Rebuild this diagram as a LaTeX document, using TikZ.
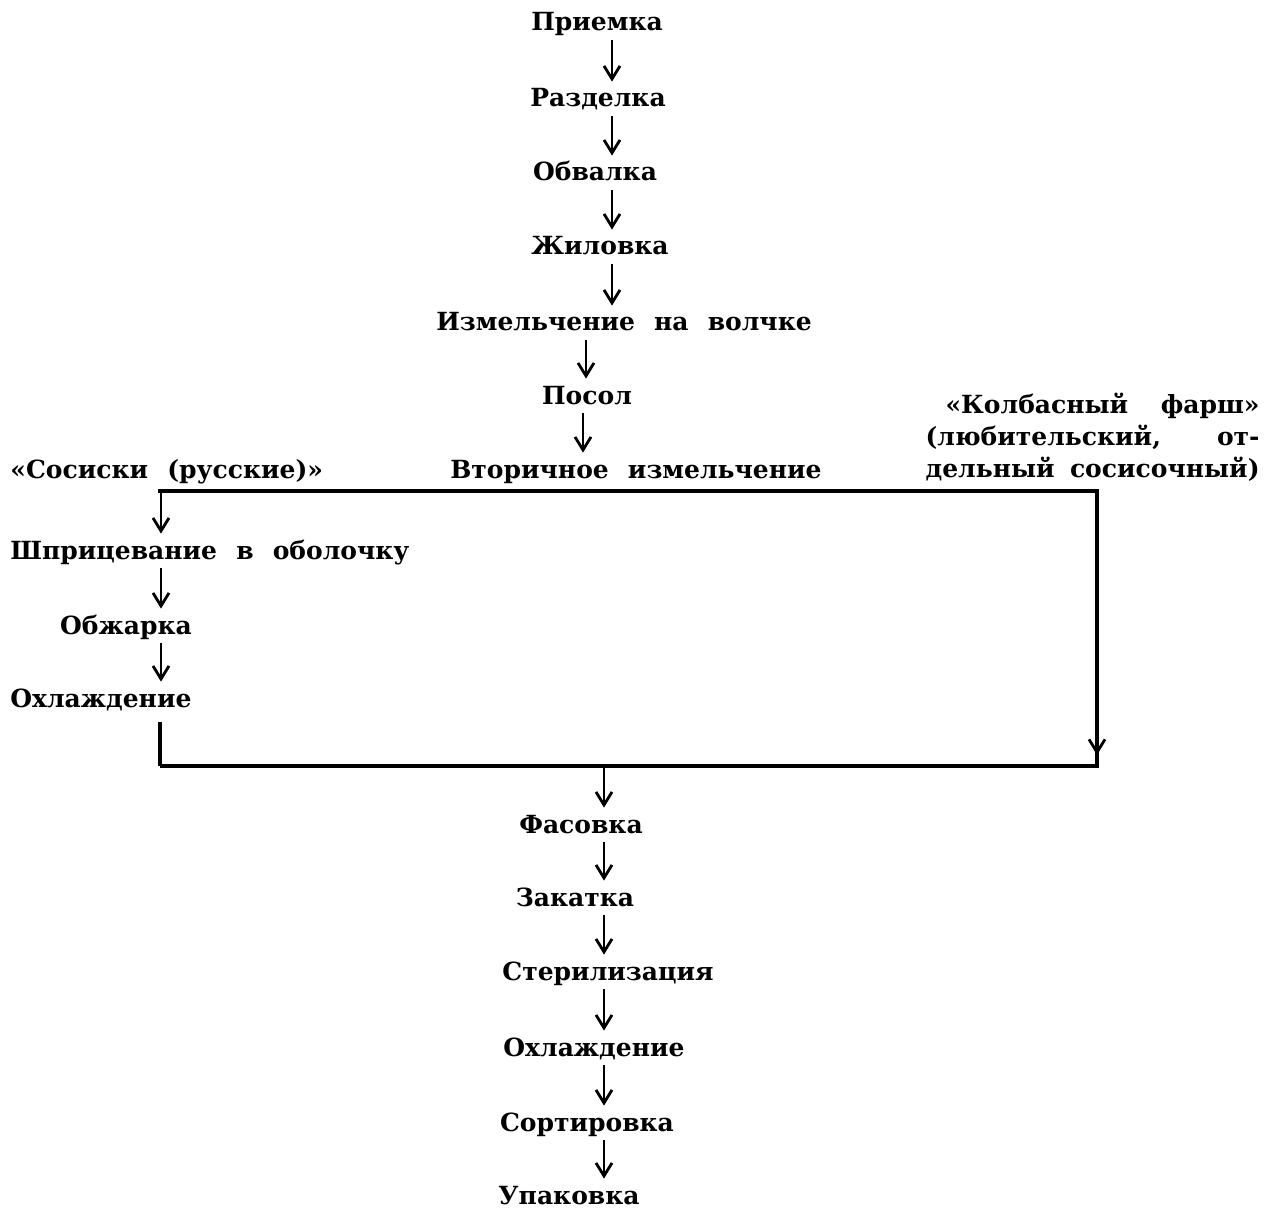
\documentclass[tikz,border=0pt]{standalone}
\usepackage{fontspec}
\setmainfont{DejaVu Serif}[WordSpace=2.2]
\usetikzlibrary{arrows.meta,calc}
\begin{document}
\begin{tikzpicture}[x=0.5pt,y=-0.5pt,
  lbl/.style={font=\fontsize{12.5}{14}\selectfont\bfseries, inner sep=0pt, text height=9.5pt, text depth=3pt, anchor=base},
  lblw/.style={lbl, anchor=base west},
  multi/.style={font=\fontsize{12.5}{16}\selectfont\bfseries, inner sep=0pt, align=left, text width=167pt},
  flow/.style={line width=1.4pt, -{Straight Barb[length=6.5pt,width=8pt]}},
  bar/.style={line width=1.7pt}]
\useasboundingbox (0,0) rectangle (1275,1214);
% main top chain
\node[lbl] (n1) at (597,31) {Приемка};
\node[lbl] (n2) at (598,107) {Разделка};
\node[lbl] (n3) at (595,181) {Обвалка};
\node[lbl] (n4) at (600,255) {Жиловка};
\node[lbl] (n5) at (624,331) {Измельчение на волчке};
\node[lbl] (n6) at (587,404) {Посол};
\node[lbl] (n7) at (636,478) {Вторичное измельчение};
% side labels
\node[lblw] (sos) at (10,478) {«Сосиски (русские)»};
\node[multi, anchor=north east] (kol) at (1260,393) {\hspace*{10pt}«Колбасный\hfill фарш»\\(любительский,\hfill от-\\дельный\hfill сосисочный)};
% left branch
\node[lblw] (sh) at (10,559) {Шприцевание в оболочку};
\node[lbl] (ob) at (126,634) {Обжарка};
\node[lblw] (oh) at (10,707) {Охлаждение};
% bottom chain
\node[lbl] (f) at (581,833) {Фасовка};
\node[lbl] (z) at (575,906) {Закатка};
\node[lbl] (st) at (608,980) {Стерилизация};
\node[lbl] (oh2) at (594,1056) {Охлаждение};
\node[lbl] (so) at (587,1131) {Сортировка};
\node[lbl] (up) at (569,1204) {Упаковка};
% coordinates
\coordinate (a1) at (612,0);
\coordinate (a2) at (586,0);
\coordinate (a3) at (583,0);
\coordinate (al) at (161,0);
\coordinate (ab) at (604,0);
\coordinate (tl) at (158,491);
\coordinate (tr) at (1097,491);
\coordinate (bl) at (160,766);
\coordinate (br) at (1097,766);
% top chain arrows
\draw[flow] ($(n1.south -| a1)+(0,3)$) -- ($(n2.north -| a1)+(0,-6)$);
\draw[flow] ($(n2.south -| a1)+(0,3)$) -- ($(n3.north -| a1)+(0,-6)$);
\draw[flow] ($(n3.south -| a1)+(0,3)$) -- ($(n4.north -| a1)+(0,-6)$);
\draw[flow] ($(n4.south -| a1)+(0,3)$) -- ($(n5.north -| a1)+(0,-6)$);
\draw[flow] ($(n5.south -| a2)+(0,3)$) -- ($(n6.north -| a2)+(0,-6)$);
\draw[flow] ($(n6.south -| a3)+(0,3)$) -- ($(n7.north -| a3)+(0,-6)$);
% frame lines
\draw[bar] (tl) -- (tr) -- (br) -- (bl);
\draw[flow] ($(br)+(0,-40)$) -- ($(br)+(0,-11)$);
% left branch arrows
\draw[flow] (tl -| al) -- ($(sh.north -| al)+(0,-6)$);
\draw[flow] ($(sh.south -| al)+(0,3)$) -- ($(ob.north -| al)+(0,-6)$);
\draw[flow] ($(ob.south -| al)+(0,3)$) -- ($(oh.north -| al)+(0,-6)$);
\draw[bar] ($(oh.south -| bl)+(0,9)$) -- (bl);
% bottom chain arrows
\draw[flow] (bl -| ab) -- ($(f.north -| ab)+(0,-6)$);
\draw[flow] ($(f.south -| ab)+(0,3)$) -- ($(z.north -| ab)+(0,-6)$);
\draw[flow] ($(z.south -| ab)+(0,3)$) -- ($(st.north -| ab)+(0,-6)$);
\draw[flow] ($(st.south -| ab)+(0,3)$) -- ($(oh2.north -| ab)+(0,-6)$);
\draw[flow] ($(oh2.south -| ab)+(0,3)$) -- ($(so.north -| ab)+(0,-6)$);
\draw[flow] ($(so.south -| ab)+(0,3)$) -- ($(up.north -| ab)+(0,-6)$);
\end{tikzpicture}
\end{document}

◇ ◇ ◇ ◇ ◇ ◇ ◇

• SET EXERCISE
All of the data above should be transcribed verbatim, with pictures omitted.

• THE RESPONSE
Rebuild this diagram as a LaTeX document, using TikZ.
\documentclass[tikz,border=0pt]{standalone}
\usepackage{fontspec}
\setmainfont{DejaVu Serif}[WordSpace=2.2]
\usetikzlibrary{arrows.meta,calc}
\begin{document}
\begin{tikzpicture}[x=0.5pt,y=-0.5pt,
  lbl/.style={font=\fontsize{12.5}{14}\selectfont\bfseries, inner sep=0pt, text height=9.5pt, text depth=3pt, anchor=base},
  lblw/.style={lbl, anchor=base west},
  multi/.style={font=\fontsize{12.5}{16}\selectfont\bfseries, inner sep=0pt, align=left, text width=167pt},
  flow/.style={line width=1.4pt, -{Straight Barb[length=6.5pt,width=8pt]}},
  bar/.style={line width=1.7pt}]
\useasboundingbox (0,0) rectangle (1275,1214);
% main top chain
\node[lbl] (n1) at (597,31) {Приемка};
\node[lbl] (n2) at (598,107) {Разделка};
\node[lbl] (n3) at (595,181) {Обвалка};
\node[lbl] (n4) at (600,255) {Жиловка};
\node[lbl] (n5) at (624,331) {Измельчение на волчке};
\node[lbl] (n6) at (587,404) {Посол};
\node[lbl] (n7) at (636,478) {Вторичное измельчение};
% side labels
\node[lblw] (sos) at (10,478) {«Сосиски (русские)»};
\node[multi, anchor=north east] (kol) at (1260,393) {\hspace*{10pt}«Колбасный\hfill фарш»\\(любительский,\hfill от-\\дельный\hfill сосисочный)};
% left branch
\node[lblw] (sh) at (10,559) {Шприцевание в оболочку};
\node[lbl] (ob) at (126,634) {Обжарка};
\node[lblw] (oh) at (10,707) {Охлаждение};
% bottom chain
\node[lbl] (f) at (581,833) {Фасовка};
\node[lbl] (z) at (575,906) {Закатка};
\node[lbl] (st) at (608,980) {Стерилизация};
\node[lbl] (oh2) at (594,1056) {Охлаждение};
\node[lbl] (so) at (587,1131) {Сортировка};
\node[lbl] (up) at (569,1204) {Упаковка};
% coordinates
\coordinate (a1) at (612,0);
\coordinate (a2) at (586,0);
\coordinate (a3) at (583,0);
\coordinate (al) at (161,0);
\coordinate (ab) at (604,0);
\coordinate (tl) at (158,491);
\coordinate (tr) at (1097,491);
\coordinate (bl) at (160,766);
\coordinate (br) at (1097,766);
% top chain arrows
\draw[flow] ($(n1.south -| a1)+(0,3)$) -- ($(n2.north -| a1)+(0,-6)$);
\draw[flow] ($(n2.south -| a1)+(0,3)$) -- ($(n3.north -| a1)+(0,-6)$);
\draw[flow] ($(n3.south -| a1)+(0,3)$) -- ($(n4.north -| a1)+(0,-6)$);
\draw[flow] ($(n4.south -| a1)+(0,3)$) -- ($(n5.north -| a1)+(0,-6)$);
\draw[flow] ($(n5.south -| a2)+(0,3)$) -- ($(n6.north -| a2)+(0,-6)$);
\draw[flow] ($(n6.south -| a3)+(0,3)$) -- ($(n7.north -| a3)+(0,-6)$);
% frame lines
\draw[bar] (tl) -- (tr) -- (br) -- (bl);
\draw[flow] ($(br)+(0,-40)$) -- ($(br)+(0,-11)$);
% left branch arrows
\draw[flow] (tl -| al) -- ($(sh.north -| al)+(0,-6)$);
\draw[flow] ($(sh.south -| al)+(0,3)$) -- ($(ob.north -| al)+(0,-6)$);
\draw[flow] ($(ob.south -| al)+(0,3)$) -- ($(oh.north -| al)+(0,-6)$);
\draw[bar] ($(oh.south -| bl)+(0,9)$) -- (bl);
% bottom chain arrows
\draw[flow] (bl -| ab) -- ($(f.north -| ab)+(0,-6)$);
\draw[flow] ($(f.south -| ab)+(0,3)$) -- ($(z.north -| ab)+(0,-6)$);
\draw[flow] ($(z.south -| ab)+(0,3)$) -- ($(st.north -| ab)+(0,-6)$);
\draw[flow] ($(st.south -| ab)+(0,3)$) -- ($(oh2.north -| ab)+(0,-6)$);
\draw[flow] ($(oh2.south -| ab)+(0,3)$) -- ($(so.north -| ab)+(0,-6)$);
\draw[flow] ($(so.south -| ab)+(0,3)$) -- ($(up.north -| ab)+(0,-6)$);
\end{tikzpicture}
\end{document}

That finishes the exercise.